Hillary Clinton is not included, but presumably she had the same net worth as Bill.

Kennedy is not listed on Wikipedia so went back to the source.

Even assuming that this fixes those three exceptions, it opens up a whole new set.

Barack Obama $40 million
George W. Bush $39 million

Now, let's compare to three of their challengers.

Mitt Romney had between $190 and $250 million (source), which is greater than Obama's peak of $40 million. Obama's peak came after Obama left office. In 2012, I believe he had $10-20 million, mostly from book royalties. Example source.

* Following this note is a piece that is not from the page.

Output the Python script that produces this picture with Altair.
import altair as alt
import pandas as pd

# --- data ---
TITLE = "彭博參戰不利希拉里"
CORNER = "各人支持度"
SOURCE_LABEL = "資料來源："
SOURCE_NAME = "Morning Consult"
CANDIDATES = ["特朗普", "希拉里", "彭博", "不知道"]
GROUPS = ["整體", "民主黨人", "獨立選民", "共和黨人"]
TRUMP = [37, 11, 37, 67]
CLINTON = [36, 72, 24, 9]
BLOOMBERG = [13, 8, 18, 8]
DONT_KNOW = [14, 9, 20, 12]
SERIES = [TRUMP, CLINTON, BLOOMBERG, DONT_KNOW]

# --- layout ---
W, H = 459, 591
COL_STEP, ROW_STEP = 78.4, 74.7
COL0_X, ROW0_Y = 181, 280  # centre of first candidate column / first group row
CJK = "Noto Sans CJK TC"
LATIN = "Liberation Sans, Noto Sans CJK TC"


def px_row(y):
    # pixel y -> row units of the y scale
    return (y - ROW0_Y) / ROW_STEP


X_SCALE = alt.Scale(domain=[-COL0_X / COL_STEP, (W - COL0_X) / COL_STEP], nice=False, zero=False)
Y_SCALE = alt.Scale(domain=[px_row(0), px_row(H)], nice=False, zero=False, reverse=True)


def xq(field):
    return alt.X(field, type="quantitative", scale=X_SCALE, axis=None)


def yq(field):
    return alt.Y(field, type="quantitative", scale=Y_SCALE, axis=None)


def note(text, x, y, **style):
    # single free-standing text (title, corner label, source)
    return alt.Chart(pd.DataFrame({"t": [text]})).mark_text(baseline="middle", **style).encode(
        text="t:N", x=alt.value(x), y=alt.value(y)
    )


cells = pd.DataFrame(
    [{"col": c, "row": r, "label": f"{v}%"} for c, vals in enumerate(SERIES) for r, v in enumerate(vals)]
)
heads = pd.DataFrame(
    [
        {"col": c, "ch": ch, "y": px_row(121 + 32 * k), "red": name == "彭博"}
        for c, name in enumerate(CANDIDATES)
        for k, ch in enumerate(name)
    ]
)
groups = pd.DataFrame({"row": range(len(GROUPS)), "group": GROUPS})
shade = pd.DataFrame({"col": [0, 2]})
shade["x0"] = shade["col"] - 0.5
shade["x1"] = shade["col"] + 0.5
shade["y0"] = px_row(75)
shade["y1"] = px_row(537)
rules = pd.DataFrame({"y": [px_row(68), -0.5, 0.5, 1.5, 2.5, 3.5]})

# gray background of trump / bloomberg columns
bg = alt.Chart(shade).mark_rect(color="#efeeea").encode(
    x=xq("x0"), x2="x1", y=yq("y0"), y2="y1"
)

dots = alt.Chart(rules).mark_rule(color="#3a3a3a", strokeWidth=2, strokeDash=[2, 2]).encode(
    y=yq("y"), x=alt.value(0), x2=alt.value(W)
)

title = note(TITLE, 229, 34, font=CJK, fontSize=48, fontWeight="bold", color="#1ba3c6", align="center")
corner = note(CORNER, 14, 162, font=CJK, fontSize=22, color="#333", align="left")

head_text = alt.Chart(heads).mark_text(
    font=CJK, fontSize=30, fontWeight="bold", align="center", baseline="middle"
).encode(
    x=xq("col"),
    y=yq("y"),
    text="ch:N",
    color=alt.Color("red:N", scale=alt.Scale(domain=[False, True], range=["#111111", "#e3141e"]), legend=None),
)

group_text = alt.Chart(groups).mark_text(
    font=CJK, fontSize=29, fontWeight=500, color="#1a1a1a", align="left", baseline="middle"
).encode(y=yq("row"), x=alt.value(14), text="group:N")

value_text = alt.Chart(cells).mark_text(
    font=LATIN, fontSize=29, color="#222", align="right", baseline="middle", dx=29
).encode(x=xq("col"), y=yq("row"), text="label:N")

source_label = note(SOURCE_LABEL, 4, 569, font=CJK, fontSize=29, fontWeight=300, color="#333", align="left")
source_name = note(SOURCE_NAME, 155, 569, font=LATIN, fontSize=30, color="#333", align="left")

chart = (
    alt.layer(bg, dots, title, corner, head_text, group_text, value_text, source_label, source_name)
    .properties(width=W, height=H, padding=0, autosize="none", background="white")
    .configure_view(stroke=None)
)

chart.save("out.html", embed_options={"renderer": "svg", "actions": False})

John McCain had at least $20 million (source). By the same source, Obama had less than $4 million in 2008. It's also worth noting that most sources peg Cindy McCain's wealth at $200 million. Regardless, $20 million is larger than $4 million.

John Kerry had $274 million in 2004 (source) and was the richest Senator. This is well ahead of George W. Bush's peak net worth of $39 million.

So of the last four presidential elections, three were won by the poorer candidate.

Under this interpretation, the claim actually does worse. Of course, that may be because the current situation is different. But looking back further finds that Herbert Hoover was richer than Franklin D. Roosevelt (both are in the Wikipedia list). And Teddy Roosevelt was richer than Woodrow Wilson. In 1992, Bill Clinton was much poorer than George H. W. Bush (although he would later become richer).